Challenge:
Repeat everything from the first line of the listing below through the line that contains "import * as d3 from 'd3';", exactly. Leave out pictures.

..........

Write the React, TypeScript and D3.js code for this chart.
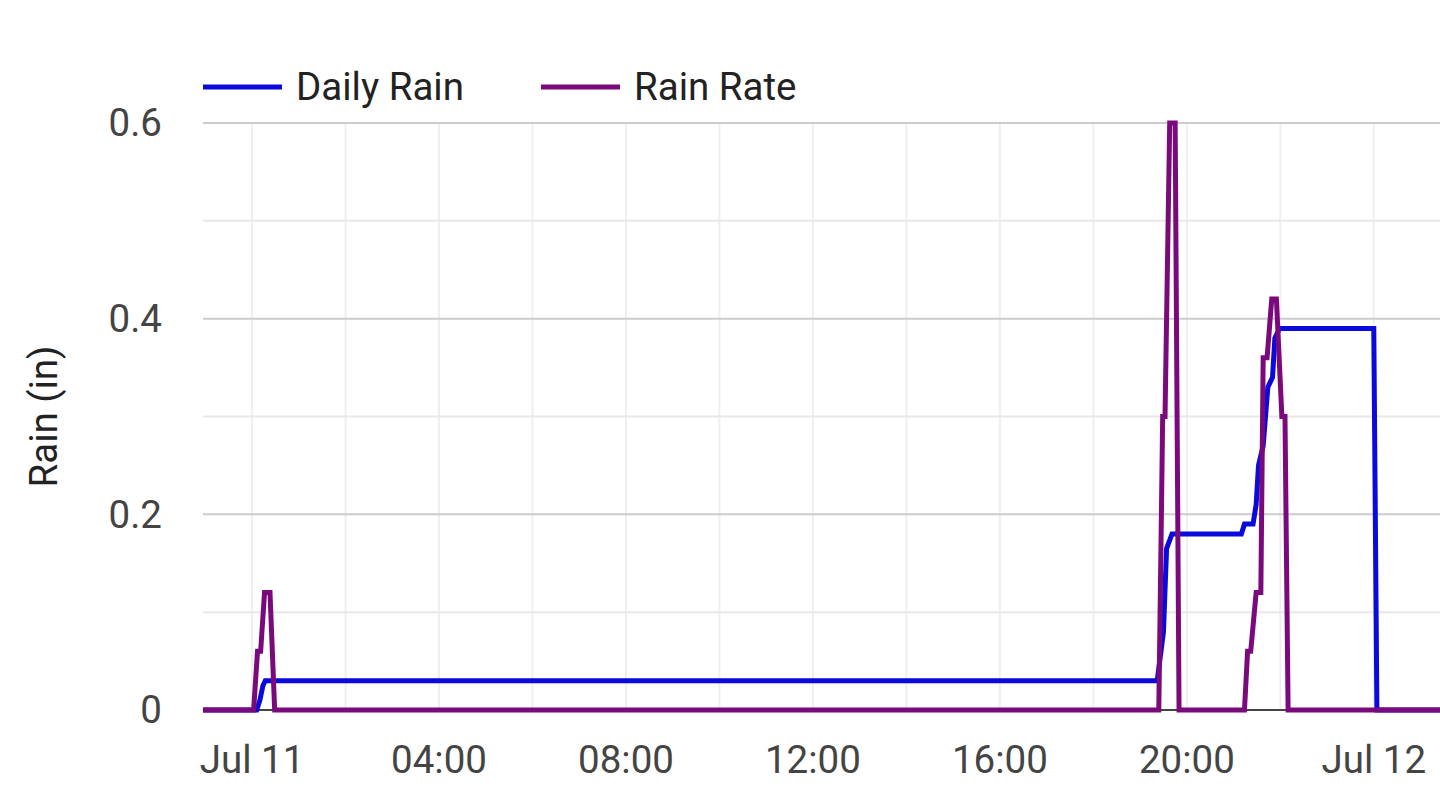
import React, { useEffect, useRef } from 'react';
import * as d3 from 'd3';

// Daily Rain series (inches), times are UTC
const dailyRainTimes = [
  '2024-07-10T22:57', '2024-07-11T00:06', '2024-07-11T00:10', '2024-07-11T00:14', '2024-07-11T00:17',
  '2024-07-11T19:22', '2024-07-11T19:30', '2024-07-11T19:34', '2024-07-11T19:41', '2024-07-11T21:10',
  '2024-07-11T21:14', '2024-07-11T21:25', '2024-07-11T21:29', '2024-07-11T21:32', '2024-07-11T21:38',
  '2024-07-11T21:44', '2024-07-11T21:50', '2024-07-11T21:53', '2024-07-11T21:59', '2024-07-12T00:00',
  '2024-07-12T00:04', '2024-07-12T01:25',
];
const dailyRainValues = [
  0, 0, 0.01, 0.025, 0.03,
  0.03, 0.08, 0.165, 0.18, 0.18,
  0.19, 0.19, 0.21, 0.25, 0.27,
  0.33, 0.34, 0.38, 0.39, 0.39,
  0, 0,
];

// Rain Rate series (in/h)
const rainRateTimes = [
  '2024-07-10T22:57', '2024-07-11T00:02', '2024-07-11T00:07', '2024-07-11T00:11', '2024-07-11T00:16',
  '2024-07-11T00:23', '2024-07-11T00:29', '2024-07-11T19:24', '2024-07-11T19:29', '2024-07-11T19:32',
  '2024-07-11T19:38', '2024-07-11T19:45', '2024-07-11T19:50', '2024-07-11T21:14', '2024-07-11T21:18',
  '2024-07-11T21:22', '2024-07-11T21:29', '2024-07-11T21:35', '2024-07-11T21:38', '2024-07-11T21:43',
  '2024-07-11T21:49', '2024-07-11T21:55', '2024-07-11T22:02', '2024-07-11T22:06', '2024-07-11T22:10',
  '2024-07-12T01:25',
];
const rainRateValues = [
  0, 0, 0.06, 0.06, 0.12,
  0.12, 0, 0, 0.3, 0.3,
  0.6, 0.6, 0, 0, 0.06,
  0.06, 0.12, 0.12, 0.36, 0.36,
  0.42, 0.42, 0.3, 0.3, 0,
  0,
];

const yMajorTicks = [0, 0.2, 0.4, 0.6];
const yMinorTicks = [0.1, 0.3, 0.5];
const seriesNames = ['Daily Rain', 'Rain Rate'];
const seriesColors = ['#0a0adc', '#7a0a7c'];

const W = 1440;
const H = 796;
const FONT = 'Roboto, "Noto Sans", sans-serif';
const FS = 38.5;

interface Pt {
  t: Date;
  v: number;
}

const parse = (s: string) => new Date(s + ':00Z');

const App: React.FC = () => {
  const ref = useRef<SVGSVGElement | null>(null);

  useEffect(() => {
    if (!ref.current) return;
    const svg = d3.select<SVGSVGElement, unknown>(ref.current);
    svg.selectAll('*').remove();

    const left = 203;
    const right = 1440;
    const top = 123;
    const bottom = 710;

    const x = d3
      .scaleUtc()
      .domain([parse('2024-07-10T22:57'), parse('2024-07-12T01:25')])
      .range([left, right]);
    const y = d3.scaleLinear().domain([0, 0.6]).range([bottom, top]);

    const defs = svg.append('defs');
    defs
      .append('clipPath')
      .attr('id', 'plot-clip')
      .append('rect')
      .attr('x', left)
      .attr('y', top - 3)
      .attr('width', right - left)
      .attr('height', bottom - top + 6);

    // vertical grid every 2 hours
    const gridHours = x.ticks(d3.utcHour.every(2) as d3.TimeInterval);
    svg
      .append('g')
      .selectAll('line')
      .data(gridHours)
      .enter()
      .append('line')
      .attr('x1', (d: Date) => x(d))
      .attr('x2', (d: Date) => x(d))
      .attr('y1', top)
      .attr('y2', bottom)
      .attr('stroke', '#efefef')
      .attr('stroke-width', 2);

    // minor horizontal grid
    svg
      .append('g')
      .selectAll('line')
      .data(yMinorTicks)
      .enter()
      .append('line')
      .attr('x1', left)
      .attr('x2', right)
      .attr('y1', (d: number) => y(d))
      .attr('y2', (d: number) => y(d))
      .attr('stroke', '#e8e8e8')
      .attr('stroke-width', 2);

    // major horizontal grid
    svg
      .append('g')
      .selectAll('line')
      .data(yMajorTicks.filter((d) => d > 0))
      .enter()
      .append('line')
      .attr('x1', left)
      .attr('x2', right)
      .attr('y1', (d: number) => y(d))
      .attr('y2', (d: number) => y(d))
      .attr('stroke', '#cccccc')
      .attr('stroke-width', 2);

    // baseline
    svg
      .append('line')
      .attr('x1', left)
      .attr('x2', right)
      .attr('y1', y(0))
      .attr('y2', y(0))
      .attr('stroke', '#444444')
      .attr('stroke-width', 2);

    // y tick labels
    svg
      .append('g')
      .selectAll('text')
      .data(yMajorTicks)
      .enter()
      .append('text')
      .attr('x', 162)
      .attr('y', (d: number) => y(d))
      .attr('dy', '0.35em')
      .attr('text-anchor', 'end')
      .attr('font-family', FONT)
      .attr('font-size', FS)
      .attr('fill', '#444444')
      .text((d: number) => (d === 0 ? '0' : d3.format('.1f')(d)));

    // x tick labels every 4 hours
    const labelHours = x.ticks(d3.utcHour.every(4) as d3.TimeInterval);
    const fmtDay = d3.utcFormat('%b %d');
    const fmtHour = d3.utcFormat('%H:%M');
    svg
      .append('g')
      .selectAll('text')
      .data(labelHours)
      .enter()
      .append('text')
      .attr('x', (d: Date) => x(d))
      .attr('y', 773)
      .attr('text-anchor', 'middle')
      .attr('font-family', FONT)
      .attr('font-size', FS)
      .attr('fill', '#444444')
      .text((d: Date) => (d.getUTCHours() === 0 ? fmtDay(d) : fmtHour(d)));

    // y axis title
    svg
      .append('text')
      .attr('transform', `translate(57, ${(top + bottom) / 2}) rotate(-90)`)
      .attr('text-anchor', 'middle')
      .attr('font-family', FONT)
      .attr('font-size', FS)
      .attr('fill', '#222222')
      .text('Rain (in)');

    const line = d3
      .line<Pt>()
      .x((d: Pt) => x(d.t))
      .y((d: Pt) => y(d.v));

    const series: Pt[][] = [
      dailyRainTimes.map((t, i) => ({ t: parse(t), v: dailyRainValues[i] })),
      rainRateTimes.map((t, i) => ({ t: parse(t), v: rainRateValues[i] })),
    ];

    const lines = svg.append('g').attr('clip-path', 'url(#plot-clip)');
    series.forEach((s, i) => {
      lines
        .append('path')
        .datum(s)
        .attr('d', line)
        .attr('fill', 'none')
        .attr('stroke', seriesColors[i])
        .attr('stroke-width', 5);
    });

    // legend
    const legendX = [203, 541];
    const legend = svg.append('g');
    seriesNames.forEach((name, i) => {
      legend
        .append('line')
        .attr('x1', legendX[i])
        .attr('x2', legendX[i] + 79)
        .attr('y1', 87)
        .attr('y2', 87)
        .attr('stroke', seriesColors[i])
        .attr('stroke-width', 5);
      legend
        .append('text')
        .attr('x', legendX[i] + 93)
        .attr('y', 87)
        .attr('dy', '0.35em')
        .attr('font-family', FONT)
        .attr('font-size', FS)
        .attr('fill', '#222222')
        .text(name);
    });
  }, []);

  return (
    <svg
      ref={ref}
      width={W}
      height={H}
      style={{ position: 'absolute', left: 0, top: 0, background: '#ffffff' }}
    />
  );
};

export default App;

..........

Written answer:
Write the React, TypeScript and D3.js code for this chart.
import React, { useEffect, useRef } from 'react';
import * as d3 from 'd3';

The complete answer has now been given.